I’m loving Elbow Grease atm for wheel/tyre cleaning. 


Sent from my iPhone using Tapatalk


----------



## donnyboy

Fairtony said:


> Does this strip LSPs? And are you using it neat on wheels/door jams/plastics?
> 
> Sent from my iPhone using Tapatalk


I mix it 50/50 for door jams and plastics. Use it neat on tyres and stubborn marks.

Not sure on LSP, but not seen an issue on the front and mirrors of car I used it.


----------



## RaceGlazer

Originally Race Glaze Whitewall Cleaner was marketed as a general tyre cleaner, as it removes the browning that affects black tyres under UV.
But we found it was bought almost exclusively by whitewall owners, who buy it in droves, so renamed it - though still works just as well on black tyres.
Its alkali blend so not solvent based, so you'll not suffer from consistent use. I use it on my cars which do include a Range Rover.
Try some !


----------



## samsdetailing

We had this asked pretty frequently so we just named ours 'Tyre Dressing Stripper' :thumb:


----------



## CleanYourCar

The best by quiet a way we’ve tested is Tuf Shine Tyre cleaner. You’ll see the gunk running off.


----------



## RobZ635i

Guys, who cleans his tires with rim cleaner? AF Imperial 1:10 here ! or ... Autoglym Interior Shampoo! And yes it works well haha


----------



## Radish293

I find that Koch Chemie Green star is one of the most versatile APC’s around. I use it at three dilution ratios tyres 1:10 works well. 
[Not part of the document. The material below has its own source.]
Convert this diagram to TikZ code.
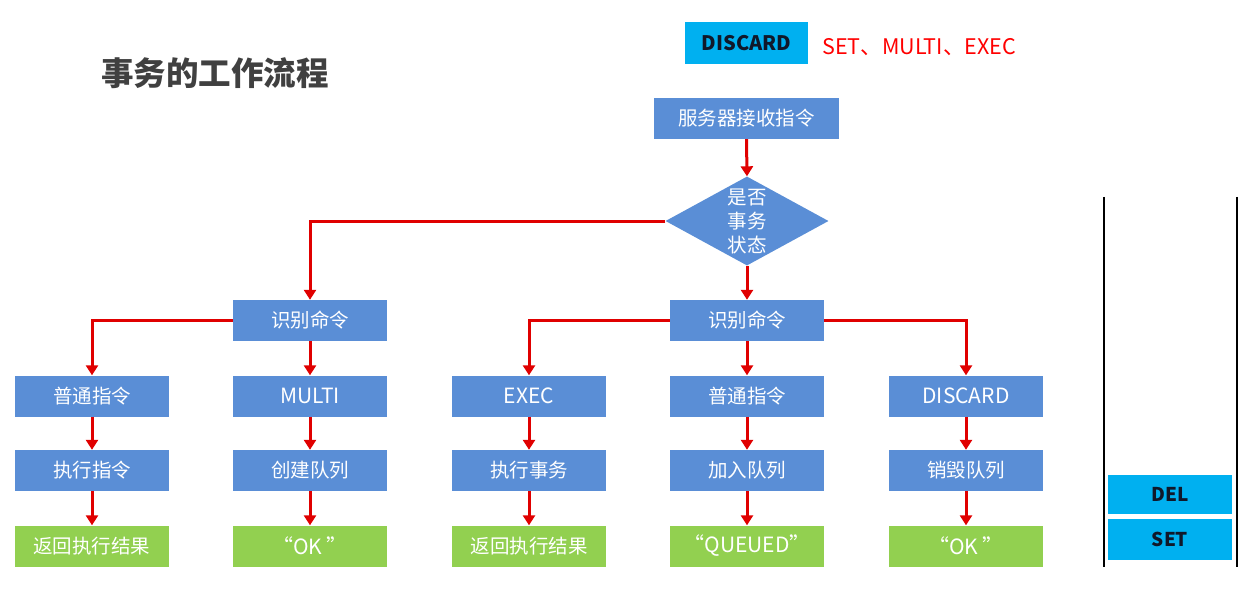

Sent from my iPad using Tapatalk


----------



## Carlos Fandango

APCs usually work well in cleaning tyres. An old trick that makes tyres look like new is to go over the tyre sidewall with a rag soaked in paint thinners. My dad taught me that trick 30 years ago. 
Please see link below from Sweet Project Cars regarding the paint thinners trick


----------



## Cy-Zuki

Can someone kindly translate "Lacquer Thinner" please? Sounds pretty fierce!



> Lacquer thinner (courtesy of Wikipedia)
> Lacquer thinner is usually a mixture of solvents able to dissolve a number of different resins or plastics used in modern lacquer. Previously, lacquer thinners frequently contained alkyl esters like butyl or amyl acetate, ketones like acetone or methyl ethyl ketone, aromatic hydrocarbons like toluene, ethers such as glycol cellosolves, and/or alcohols.


Is this just normal paint thinners?


----------



## Jack R

Cy-Zuki said:


> Can someone kindly translate "Lacquer Thinner" please? Sounds pretty fierce!
> 
> Is this just normal paint thinners?


Surly the thinners will attack the rubber over time and lead to premature failure???


----------



## Carlos Fandango

I haven't experienced deterioration on any of my tyres that I have cleaned using paint thinners. I don't use thinners every time I clean my tyres only if they have bad road grime that APC doesn't shift.


----------



## Cy-Zuki

Using thinners would worry me. Can you dilute thinners - my guess is that you cannot?


----------



## BaileyA3

Most the time I just use my wheel cleaner (angel wax bilberry) and it does an adequate job of cleaning the tyre but if it's really dirty I find it can leave the tyre wall looking brown, on these occasions I use Koch chemie green star and am left with a squeaky clean tyre every time.


----------



## suspal

There are several cleaners for tyres that I could mention and the same goes for dressings, it all boils down to budget and expectations.
If you're not looking to break the bank then there's no point looking beyond Bilt Hamber's Surfex for a cleaner which has many uses.
Autosmart Highstyle, Autoglym Rubber cleaner and Espuma RD50 and Trafalgar's super rubber dressing for tyre dressings aren't expensive compared with other potions.
Tosh nailed it in his post.


----------



## walfice

I find Surfex best for Cleaning tyres


----------